Charlie Gadekan’s Roshanai was a beautiful tribute to Islamic architecture, comprised of a long tunnel of laser-cut steel with dramatic changing lighting and an interesting sound element. One could enter from either side, and quite spontaneously, a hugging line formed, where one hugged every single person one passed in the line.
A gigantic fallen robot, Mecha9 by Tyler Fuqua, sprawled across the playa and dwarfed participants. One couldn’t help but love this creature, charmingly modelled and utterly delightful. I hope he’ll come back next year and bring some of his friends.
Out in the deep playa was an enormous Victrola- well, most of it anyway, providing a nice contrast to the large sound camps and EDM that so dominates our city. Live acoustic music was performed here, and next year La Victrola will be mobile, functioning as a stage for live performance. Big heartfelt thanks to La Victrola Society for bringing us this old-fashioned gem.
An unprecedented experience was to be had at Shrumen Lumen by the Foldhaus Artists Collective, a cluster of gigantic glowing mushrooms that stretched and grew periodically, shrinking back to their original size only to sprout up again, with a wonderful creaking sound.
Several pieces from past years reappeared on the playa this year, including Celestial Mecanica by Jessica Welz, a remarkable kinetic arrangement of several glowing and spinning planets, some of which also flamed.
Chris Schardt’s Firmament returned, attracting participants who laid underneath its beautiful changing light patterns and listened to classical music. Yes, it’s true – unlikely as it seems; classical music still engages us. Another sound and light piece, the Sonic Runway by Rob Jensen and team, returned after its appearances as the Sol System in 2003 and 2004, this time more complex than ever.
Kevin Clark brought his Medusa Madness back this year, with its lighting improved and expanded. It created a natural social space, where its light and fire beckoned all to get with the snakes and like it. Goddesses can do that…We also saw the return of the Lost Tea Party, and this time there were five teapots.
Did you notice that the playa had turned into Animal Planet? The Space Whale and her baby in the Keyhole, by Matt Schultz, Android Jones, and the Pier Crew seemed to set the tone for all the animals out there -the Guardino Leone by Kevin Clark, Octavius the Octopus by Peter Hazel, Jack Champion’s Murder (the five enormous crows), Lord Snort by Bryan Tedrick, OID by Michael Christian, Ursa Major by Mr. and Mrs. Ferguson, the Koi Pond by Joe Joe Martin, and Seeing Humanity for What it Really Is (the gorillas) by Laurence Vallieres. Even Abraxas the dragon seems to have reproduced, with its offspring following it closely.

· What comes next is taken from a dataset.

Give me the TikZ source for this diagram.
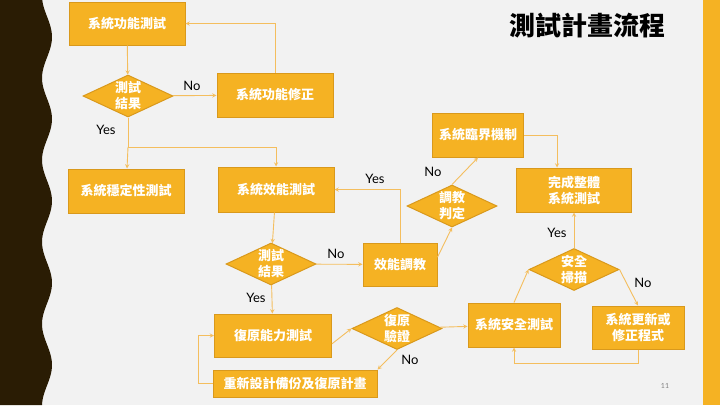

The proliferation of gigantic insects was very pleasing, from Therm’s fire moths to the giant Weta from New Zealand, Kirsten Bergs butterfly wings (Imago), and the gigantic spider in the Cafe.
I want to give a nod to the clever person who affiixed vintage album covers to the trash fence stakes – the ride along the trash fence was most amusing.
All in all, it was a banner year for art; I find it amazing that members of our community are willing to work so hard, for so long, to create the art we all enjoy so much. The art is the heart and soul of our event, reflecting the creativity, collaborative spirit, inventiveness, craftsmanship, generosity and sheer will power of our community. Endless thanks and gratitude to all of the artists and makers who are inspired to create such grand, elaborate installations in such challenging conditions. It’s unprecedented and remarkable, and we are all better for it.